Gaz and Leccy are two colourful cartoon characters who wreak havoc wherever they go.
“Let’s get Gaz and Leccy under control” is the message in television advertisements that promote the benefits of smart meters — devices that track consumers’ energy usage in real time and feed the information back to suppliers. They are meant to end the hassle of estimated energy readings, and lower bills by enabling households to reduce their consumption of gas and electricity.
But the rollout of the £11bn scheme to install smart meters across Britain by 2020, a key part of the government’s energy policy, has been far from under control. It has been beset by rising costs and delays, which are now fuelling industry concerns that the 2020 deadline cannot be met.
More than 10m meters have been fitted so far — reflecting how the scheme is one of the biggest national installation programmes ever undertaken — but analysis by Which?, the consumer body, in February found that large energy companies would need to install 24 devices a minute, every day, for the next three years to meet the 2020 deadline.
On Tuesday, the House of Lords will examine a government bill going through parliament that is meant to underpin the smart meter programme. Labour on Friday tabled an amendment that would require ministers to outline quarterly goals for energy suppliers on the roll out of devices.
The National Audit Office, parliament’s spending watchdog, is meanwhile investigating whether the scheme will save households money, as well as the likelihood of the government hitting the 2020 deadline.
Publicly, the energy industry is committed to meeting the 2020 target. Privately, some executives have admitted they are concerned.
“It is extraordinarily challenging to meet the deadline and to do that safely,” said one executive at a utility, who declined to be named. “Given the recent bad press about the programme another challenge we face is customer acceptance. The supplier has to persuade you to have a meter installed but energy companies are not the most trusted these days.”
The last Labour government announced a smart meter campaign in 2009, which subsequent administrations have persisted with. Energy companies are required to take all reasonable steps to offer every home in Britain a device by the end of 2020. If they do not, they potentially face steep fines.
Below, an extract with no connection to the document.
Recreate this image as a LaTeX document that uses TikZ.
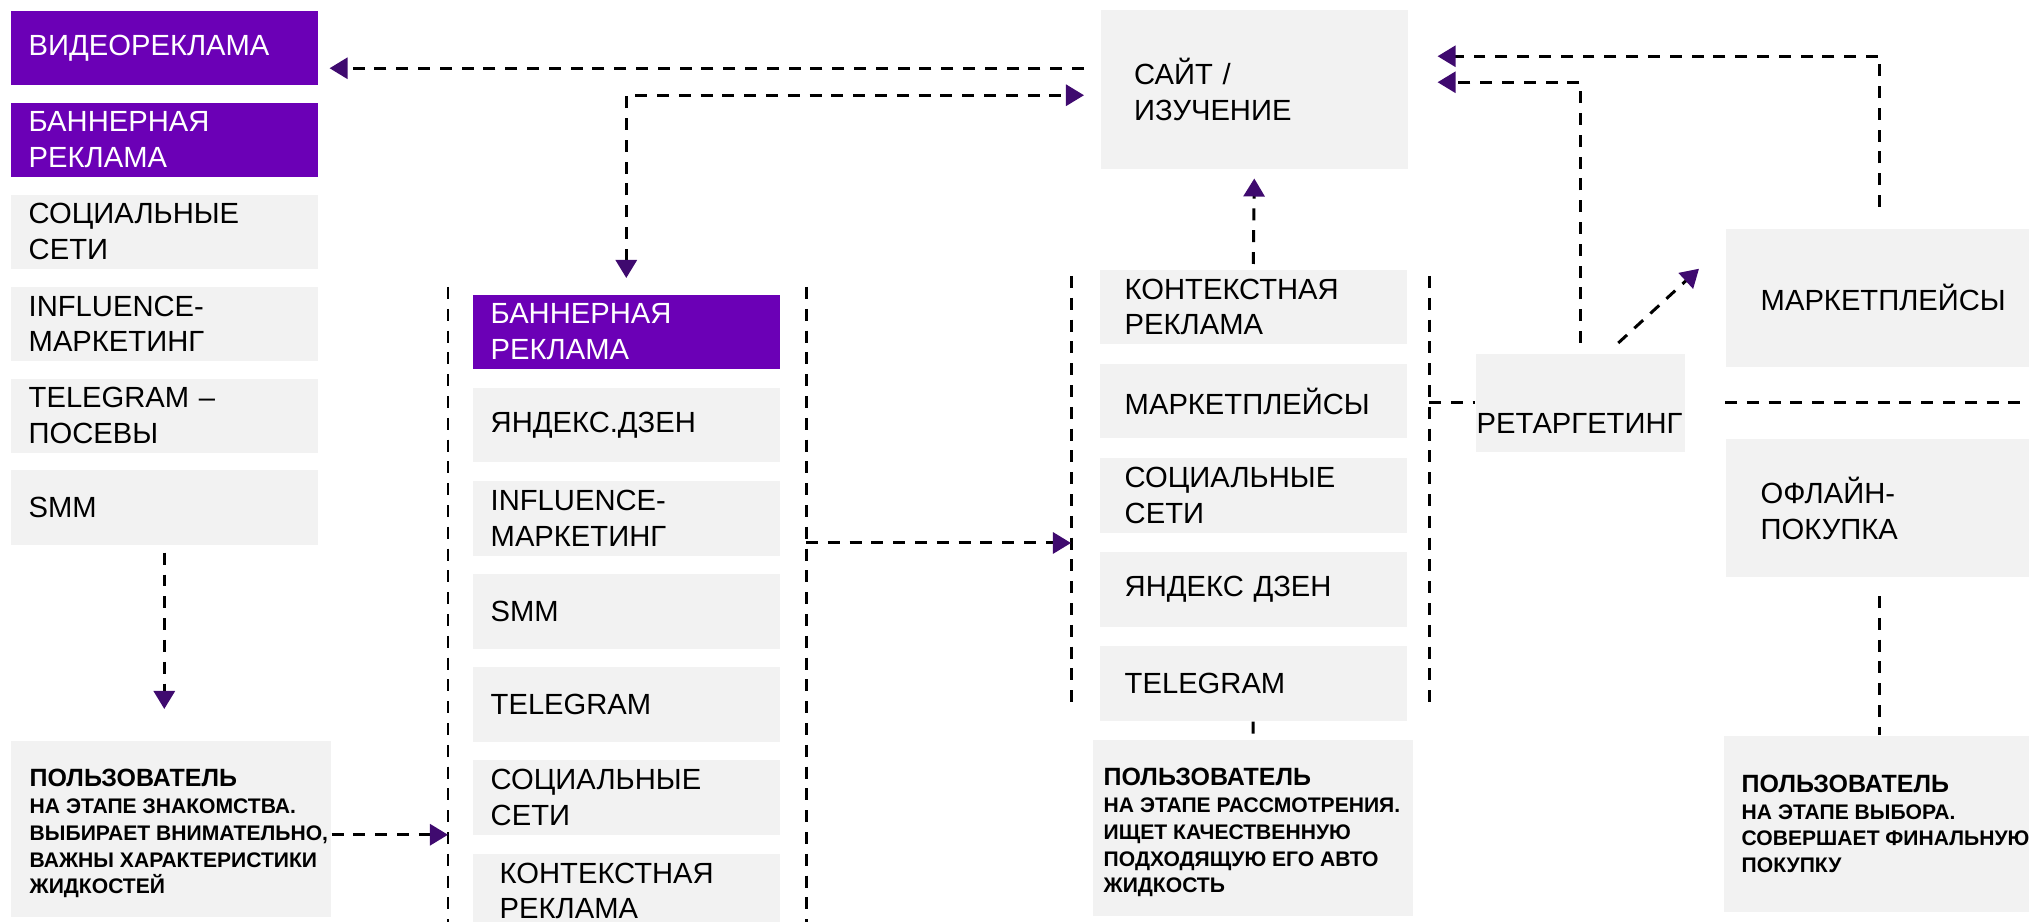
\documentclass[tikz,border=0pt]{standalone}
\usepackage{fontspec}
\setmainfont{Liberation Sans}
\usepackage{tikz}
\usetikzlibrary{arrows.meta, calc, positioning}
\definecolor{adviolet}{HTML}{6B00B6}
\definecolor{tipviolet}{HTML}{3F0A6F}
\definecolor{boxgrey}{HTML}{F2F2F2}
\tikzset{%
    link/.style={%
        draw=black,
        line width=0.85pt,
        dash pattern=on 3.4pt off 2.8pt,
    },
    tipend/.style={%
        -{Triangle[length=1.8mm, width=2.1mm, color=tipviolet]},
    },
    tipboth/.style={%
        {Triangle[length=1.8mm, width=2.1mm, color=tipviolet]}-{Triangle[length=1.8mm, width=2.1mm, color=tipviolet]},
    },
    channel/.style={%
        rectangle,
        fill=boxgrey,
        minimum width=3.07cm,
        minimum height=0.745cm,
        inner xsep=0.18cm,
        inner ysep=0pt,
        text width=2.71cm,
        align=left,
        font=\fontsize{8.3}{10.2}\selectfont,
    },
    channelR/.style={%
        channel,
        inner xsep=0.25cm,
        text width=2.57cm,
    },
    paid/.style={%
        channel,
        fill=adviolet,
        text=white,
    },
    stage/.style={%
        rectangle,
        fill=boxgrey,
        minimum width=3.2cm,
        minimum height=1.76cm,
    },
    stagetext/.style={%
        align=left,
        inner sep=0pt,
        font=\fontsize{6}{7.6}\selectfont\bfseries,
    },
}
\newcommand{\stagetitle}[1]{{\fontsize{7.1}{8.5}\selectfont #1}\\}

\begin{document}
\begin{tikzpicture}[x=0.01cm, y=-0.01cm, node distance=1.6mm]
	\useasboundingbox (0,0) rectangle (2029,922);

	\node [paid, anchor=north west] at (10,10) (videoL) {ВИДЕОРЕКЛАМА};
	\node [paid, below=of videoL] (bannerL) {БАННЕРНАЯ\\РЕКЛАМА};
	\node [channel, below=of bannerL] (socialL) {СОЦИАЛЬНЫЕ\\СЕТИ};
	\node [channel, below=of socialL] (influenceL) {INFLUENCE-\\МАРКЕТИНГ};
	\node [channel, below=of influenceL] (telegramL) {TELEGRAM –\\ПОСЕВЫ};
	\node [channel, below=of telegramL] (smmL) {SMM};

	\node [paid, anchor=north west] at (472,294) (bannerM) {БАННЕРНАЯ\\РЕКЛАМА};
	\node [channel, below=1.72mm of bannerM] (zenM) {ЯНДЕКС.ДЗЕН};
	\node [channel, below=1.72mm of zenM] (influenceM) {INFLUENCE-\\МАРКЕТИНГ};
	\node [channel, below=1.72mm of influenceM] (smmM) {SMM};
	\node [channel, below=1.72mm of smmM] (telegramM) {TELEGRAM};
	\node [channel, below=1.72mm of telegramM] (socialM) {СОЦИАЛЬНЫЕ\\СЕТИ};
	\node [channel, below=1.72mm of socialM] (contextM) {\hspace*{0.09cm}КОНТЕКСТНАЯ\\\hspace*{0.09cm}РЕКЛАМА};

	\node [channel, anchor=north west, minimum height=1.59cm, inner xsep=0.32cm, text width=2.4cm] at (1100,9) (site) {САЙТ /\\ИЗУЧЕНИЕ};

	\node [channelR, anchor=north west] at (1099,269) (contextR) {КОНТЕКСТНАЯ\\РЕКЛАМА};
	\node [channelR, below=1.82mm of contextR] (marketR) {МАРКЕТПЛЕЙСЫ};
	\node [channelR, below=1.82mm of marketR] (socialR) {СОЦИАЛЬНЫЕ\\СЕТИ};
	\node [channelR, below=1.82mm of socialR] (zenR) {ЯНДЕКС ДЗЕН};
	\node [channelR, below=1.82mm of zenR] (telegramR) {TELEGRAM};

	\node [channel, anchor=north west, minimum width=2.09cm, minimum height=0.98cm, inner xsep=0.01cm, text width=2.07cm, text height=0.66cm, text depth=0.04cm] at (1475,353) (retarget) {РЕТАРГЕТИНГ};

	\node [channel, anchor=north west, minimum width=3.08cm, minimum height=1.38cm, inner xsep=0.35cm, text width=2.38cm] at (1725,228) (market) {МАРКЕТПЛЕЙСЫ};
	\node [channel, below=0.71cm of market, minimum width=3.08cm, minimum height=1.38cm, inner xsep=0.35cm, text width=2.38cm] (offline) {ОФЛАЙН-\\ПОКУПКА};

	\node [stage, anchor=north west] at (10,740) (userA) {};
	\node [stagetext, right=0.19cm of userA.west, yshift=-0.05cm] (userAtext) {\stagetitle{ПОЛЬЗОВАТЕЛЬ}НА ЭТАПЕ ЗНАКОМСТВА.\\ВЫБИРАЕТ ВНИМАТЕЛЬНО,\\ВАЖНЫ ХАРАКТЕРИСТИКИ\\ЖИДКОСТЕЙ};
	\node [stage, anchor=north west] at (1092,739) (userB) {};
	\node [stagetext, right=0.11cm of userB.west, yshift=-0.05cm] (userBtext) {\stagetitle{ПОЛЬЗОВАТЕЛЬ}НА ЭТАПЕ РАССМОТРЕНИЯ.\\ИЩЕТ КАЧЕСТВЕННУЮ\\ПОДХОДЯЩУЮ ЕГО АВТО\\ЖИДКОСТЬ};
	\node [stage, anchor=north west] at (1723,735) (userC) {};
	\node [stagetext, right=0.18cm of userC.west] (userCtext) {\stagetitle{ПОЛЬЗОВАТЕЛЬ}НА ЭТАПЕ ВЫБОРА.\\СОВЕРШАЕТ ФИНАЛЬНУЮ\\ПОКУПКУ};

	\coordinate (frameML) at (448,287);
	\coordinate (frameMR) at (806,287);
	\coordinate (frameRL) at (1071,276);
	\coordinate (frameRR) at (1429,276);
	\coordinate (hand) at (806,543);
	\coordinate (edgeR) at (2035,0);

	\draw[link] (frameML) -- ++(0,640);
	\draw[link] (frameMR) -- ++(0,640);
	\draw[link] (frameRL) -- ++(0,434);
	\draw[link] (frameRR) -- ++(0,434);

	\draw[link, tipend] ($(smmL.south)+(0,7)$) -- ($(smmL.south |- userA.north)+(0,-31)$);
	\draw[link, tipend] ($(userA.east)+(0,6)$) -- ($(userA.east -| frameML)+(0,6)$);
	\draw[link, tipend] (hand) -- (hand -| frameRL);

	\draw[link, tipend] ($(site.west)+(-16,-21)$) -- ($(site.west -| videoL.east)+(11,-21)$);
	\draw[link, tipboth] ($(bannerM.north)+(0,-16)$) |- ($(site.west)+(-16,6)$);
	\draw[link, tipend] ($(contextR.north)+(0,-5)$) -- ($(site.south)+(0,9)$);
	\draw[link] (telegramR) -- (userB);

	\draw[link, tipend] ($(market.north)+(0,-21)$) |- ($(site.east)+(29,-33)$);
	\draw[link, tipend] ($(retarget.north)+(0,-10)$) |- ($(site.east)+(29,-7)$);
	\draw[link, tipend] ($(retarget.north)+(38,-10)$) -- ($(market.west)+(-26,-29)$);
	\draw[link] (retarget.west -| frameRR) -- (retarget.west);
	\draw[link] (retarget.east -| market.west) -- (retarget.east -| edgeR);
	\draw[link] ($(offline.south)+(0,18)$) -- (offline.south |- userC.north);
\end{tikzpicture}
\end{document}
Energy suppliers are footing the bill of installing the smart meters, but the costs will be passed on to consumers in their gas and electricity bills. Ministers estimate net benefits of £5.7bn as households reduce their energy usage and suppliers have lower administrative costs.
In 2016, the government said the rollout was expected to reduce the combined gas and electricity bill for the average household by £11 in 2020 and by £47 in 2030. But suppliers fear the final cost of the scheme will be more than £11bn, reducing the net benefits.
One key problem with the scheme is technology. So far most of the meters that have been fitted are based on first-generation technology, called Smets1, and some are not interoperable between suppliers — meaning that if a customer switches energy provider the device may go “dumb” and the new utility may not be able to access the data.
Meters based on second generation technology, called Smets 2 — all of which will be interoperable between suppliers — are starting to be installed.
Perhaps the biggest issue has been repeated delays to a sophisticated wireless network that will, among other things, allow customers to switch suppliers while retaining their original meters.
The company in charge of setting up the wireless network — the Data Communications Company, part of UK-listed outsourcer Capita — declined to comment.
The Department for Business, Energy and Industrial Strategy said “designing, building and thoroughly testing a national communications and data network is a significant undertaking. It has been important to get this right”. It expects Smets1 meters to start being connected to the network by the end of this year.
Ovo, a smaller energy supplier, said: “There are challenges in encouraging consumers to book a smart meter but we believe that the introduction of the second generation meters, and introduction of Smets1 into the central network, will improve this”.
Despite the problems, the evidence shows that most customers who have had a meter fitted are satisfied with the device.
Smart Energy GB, the independent body responsible for promoting the scheme and architect of the Gaz and Leccy ads, defended the pace of the rollout.
Sacha Deshmukh, chief executive, said the public has understood what smart meters can deliver. On average, people who have one are saving 354kWh a year — the amount of energy needed to heat and power an average house for a week.
The business department said: “Millions of homes are already saving money as smart meters help them take control of their energy use, and more than 440,000 are being installed every month.”